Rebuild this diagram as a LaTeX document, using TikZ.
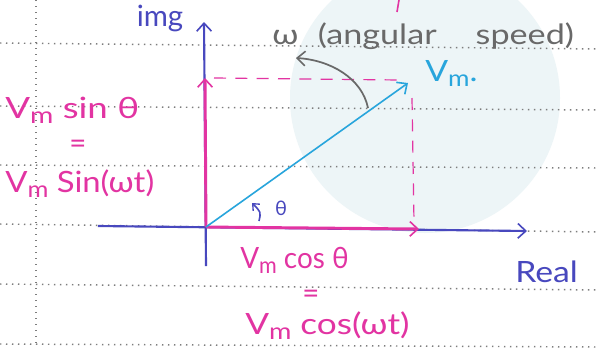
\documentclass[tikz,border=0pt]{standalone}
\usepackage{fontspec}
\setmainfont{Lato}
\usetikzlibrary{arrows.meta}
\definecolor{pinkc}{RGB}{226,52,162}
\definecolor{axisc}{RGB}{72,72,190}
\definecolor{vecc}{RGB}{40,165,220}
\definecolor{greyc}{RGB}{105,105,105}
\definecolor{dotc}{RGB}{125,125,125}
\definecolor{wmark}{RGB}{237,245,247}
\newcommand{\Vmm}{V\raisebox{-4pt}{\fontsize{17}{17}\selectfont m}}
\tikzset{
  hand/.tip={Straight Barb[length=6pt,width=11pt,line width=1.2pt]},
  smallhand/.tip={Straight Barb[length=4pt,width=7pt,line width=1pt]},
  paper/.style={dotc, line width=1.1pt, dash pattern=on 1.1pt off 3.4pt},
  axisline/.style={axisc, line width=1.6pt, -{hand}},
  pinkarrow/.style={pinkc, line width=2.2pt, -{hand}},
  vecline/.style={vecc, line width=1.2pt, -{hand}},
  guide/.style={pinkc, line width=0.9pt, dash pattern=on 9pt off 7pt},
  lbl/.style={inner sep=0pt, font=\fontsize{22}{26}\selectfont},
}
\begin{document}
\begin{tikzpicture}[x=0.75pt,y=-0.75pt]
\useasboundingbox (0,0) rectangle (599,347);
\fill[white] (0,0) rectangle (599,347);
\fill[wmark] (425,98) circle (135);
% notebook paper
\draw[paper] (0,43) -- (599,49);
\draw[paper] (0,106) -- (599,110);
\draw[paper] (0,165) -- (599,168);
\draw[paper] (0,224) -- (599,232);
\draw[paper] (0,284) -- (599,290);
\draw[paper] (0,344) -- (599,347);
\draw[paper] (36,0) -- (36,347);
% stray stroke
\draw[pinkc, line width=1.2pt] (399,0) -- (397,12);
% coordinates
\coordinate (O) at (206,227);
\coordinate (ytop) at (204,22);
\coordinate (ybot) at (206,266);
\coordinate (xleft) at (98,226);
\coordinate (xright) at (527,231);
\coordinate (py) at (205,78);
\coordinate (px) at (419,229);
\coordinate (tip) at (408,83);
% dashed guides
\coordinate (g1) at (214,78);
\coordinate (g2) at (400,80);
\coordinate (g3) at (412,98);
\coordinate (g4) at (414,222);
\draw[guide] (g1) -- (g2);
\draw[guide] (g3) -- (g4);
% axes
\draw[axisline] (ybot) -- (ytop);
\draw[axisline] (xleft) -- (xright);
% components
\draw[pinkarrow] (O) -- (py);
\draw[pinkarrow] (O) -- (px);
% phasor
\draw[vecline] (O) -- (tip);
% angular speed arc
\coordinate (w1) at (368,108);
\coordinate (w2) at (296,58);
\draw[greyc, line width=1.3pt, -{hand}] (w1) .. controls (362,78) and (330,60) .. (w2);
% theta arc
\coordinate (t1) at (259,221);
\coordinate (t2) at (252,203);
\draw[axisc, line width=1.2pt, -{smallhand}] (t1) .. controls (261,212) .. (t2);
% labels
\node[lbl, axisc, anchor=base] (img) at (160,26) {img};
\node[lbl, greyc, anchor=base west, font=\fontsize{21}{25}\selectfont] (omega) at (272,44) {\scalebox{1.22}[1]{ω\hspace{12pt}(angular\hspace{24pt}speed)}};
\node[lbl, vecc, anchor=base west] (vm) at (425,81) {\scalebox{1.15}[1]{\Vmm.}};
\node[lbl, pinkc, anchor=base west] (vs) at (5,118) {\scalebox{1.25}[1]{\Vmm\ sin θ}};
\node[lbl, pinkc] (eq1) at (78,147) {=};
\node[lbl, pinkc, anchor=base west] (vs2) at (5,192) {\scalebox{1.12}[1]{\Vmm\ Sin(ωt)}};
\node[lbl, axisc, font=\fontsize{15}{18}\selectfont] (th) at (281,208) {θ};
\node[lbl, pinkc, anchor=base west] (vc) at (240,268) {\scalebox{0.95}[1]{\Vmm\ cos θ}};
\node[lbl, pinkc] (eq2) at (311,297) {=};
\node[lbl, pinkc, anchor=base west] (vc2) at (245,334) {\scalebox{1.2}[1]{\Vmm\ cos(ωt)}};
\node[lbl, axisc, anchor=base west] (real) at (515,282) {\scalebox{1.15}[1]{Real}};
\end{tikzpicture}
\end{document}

· · · ·

▸ **Task**
Print the complete listing exactly as it stands, without its pictures.

▸ **Full output**
Rebuild this diagram as a LaTeX document, using TikZ.
\documentclass[tikz,border=0pt]{standalone}
\usepackage{fontspec}
\setmainfont{Lato}
\usetikzlibrary{arrows.meta}
\definecolor{pinkc}{RGB}{226,52,162}
\definecolor{axisc}{RGB}{72,72,190}
\definecolor{vecc}{RGB}{40,165,220}
\definecolor{greyc}{RGB}{105,105,105}
\definecolor{dotc}{RGB}{125,125,125}
\definecolor{wmark}{RGB}{237,245,247}
\newcommand{\Vmm}{V\raisebox{-4pt}{\fontsize{17}{17}\selectfont m}}
\tikzset{
  hand/.tip={Straight Barb[length=6pt,width=11pt,line width=1.2pt]},
  smallhand/.tip={Straight Barb[length=4pt,width=7pt,line width=1pt]},
  paper/.style={dotc, line width=1.1pt, dash pattern=on 1.1pt off 3.4pt},
  axisline/.style={axisc, line width=1.6pt, -{hand}},
  pinkarrow/.style={pinkc, line width=2.2pt, -{hand}},
  vecline/.style={vecc, line width=1.2pt, -{hand}},
  guide/.style={pinkc, line width=0.9pt, dash pattern=on 9pt off 7pt},
  lbl/.style={inner sep=0pt, font=\fontsize{22}{26}\selectfont},
}
\begin{document}
\begin{tikzpicture}[x=0.75pt,y=-0.75pt]
\useasboundingbox (0,0) rectangle (599,347);
\fill[white] (0,0) rectangle (599,347);
\fill[wmark] (425,98) circle (135);
% notebook paper
\draw[paper] (0,43) -- (599,49);
\draw[paper] (0,106) -- (599,110);
\draw[paper] (0,165) -- (599,168);
\draw[paper] (0,224) -- (599,232);
\draw[paper] (0,284) -- (599,290);
\draw[paper] (0,344) -- (599,347);
\draw[paper] (36,0) -- (36,347);
% stray stroke
\draw[pinkc, line width=1.2pt] (399,0) -- (397,12);
% coordinates
\coordinate (O) at (206,227);
\coordinate (ytop) at (204,22);
\coordinate (ybot) at (206,266);
\coordinate (xleft) at (98,226);
\coordinate (xright) at (527,231);
\coordinate (py) at (205,78);
\coordinate (px) at (419,229);
\coordinate (tip) at (408,83);
% dashed guides
\coordinate (g1) at (214,78);
\coordinate (g2) at (400,80);
\coordinate (g3) at (412,98);
\coordinate (g4) at (414,222);
\draw[guide] (g1) -- (g2);
\draw[guide] (g3) -- (g4);
% axes
\draw[axisline] (ybot) -- (ytop);
\draw[axisline] (xleft) -- (xright);
% components
\draw[pinkarrow] (O) -- (py);
\draw[pinkarrow] (O) -- (px);
% phasor
\draw[vecline] (O) -- (tip);
% angular speed arc
\coordinate (w1) at (368,108);
\coordinate (w2) at (296,58);
\draw[greyc, line width=1.3pt, -{hand}] (w1) .. controls (362,78) and (330,60) .. (w2);
% theta arc
\coordinate (t1) at (259,221);
\coordinate (t2) at (252,203);
\draw[axisc, line width=1.2pt, -{smallhand}] (t1) .. controls (261,212) .. (t2);
% labels
\node[lbl, axisc, anchor=base] (img) at (160,26) {img};
\node[lbl, greyc, anchor=base west, font=\fontsize{21}{25}\selectfont] (omega) at (272,44) {\scalebox{1.22}[1]{ω\hspace{12pt}(angular\hspace{24pt}speed)}};
\node[lbl, vecc, anchor=base west] (vm) at (425,81) {\scalebox{1.15}[1]{\Vmm.}};
\node[lbl, pinkc, anchor=base west] (vs) at (5,118) {\scalebox{1.25}[1]{\Vmm\ sin θ}};
\node[lbl, pinkc] (eq1) at (78,147) {=};
\node[lbl, pinkc, anchor=base west] (vs2) at (5,192) {\scalebox{1.12}[1]{\Vmm\ Sin(ωt)}};
\node[lbl, axisc, font=\fontsize{15}{18}\selectfont] (th) at (281,208) {θ};
\node[lbl, pinkc, anchor=base west] (vc) at (240,268) {\scalebox{0.95}[1]{\Vmm\ cos θ}};
\node[lbl, pinkc] (eq2) at (311,297) {=};
\node[lbl, pinkc, anchor=base west] (vc2) at (245,334) {\scalebox{1.2}[1]{\Vmm\ cos(ωt)}};
\node[lbl, axisc, anchor=base west] (real) at (515,282) {\scalebox{1.15}[1]{Real}};
\end{tikzpicture}
\end{document}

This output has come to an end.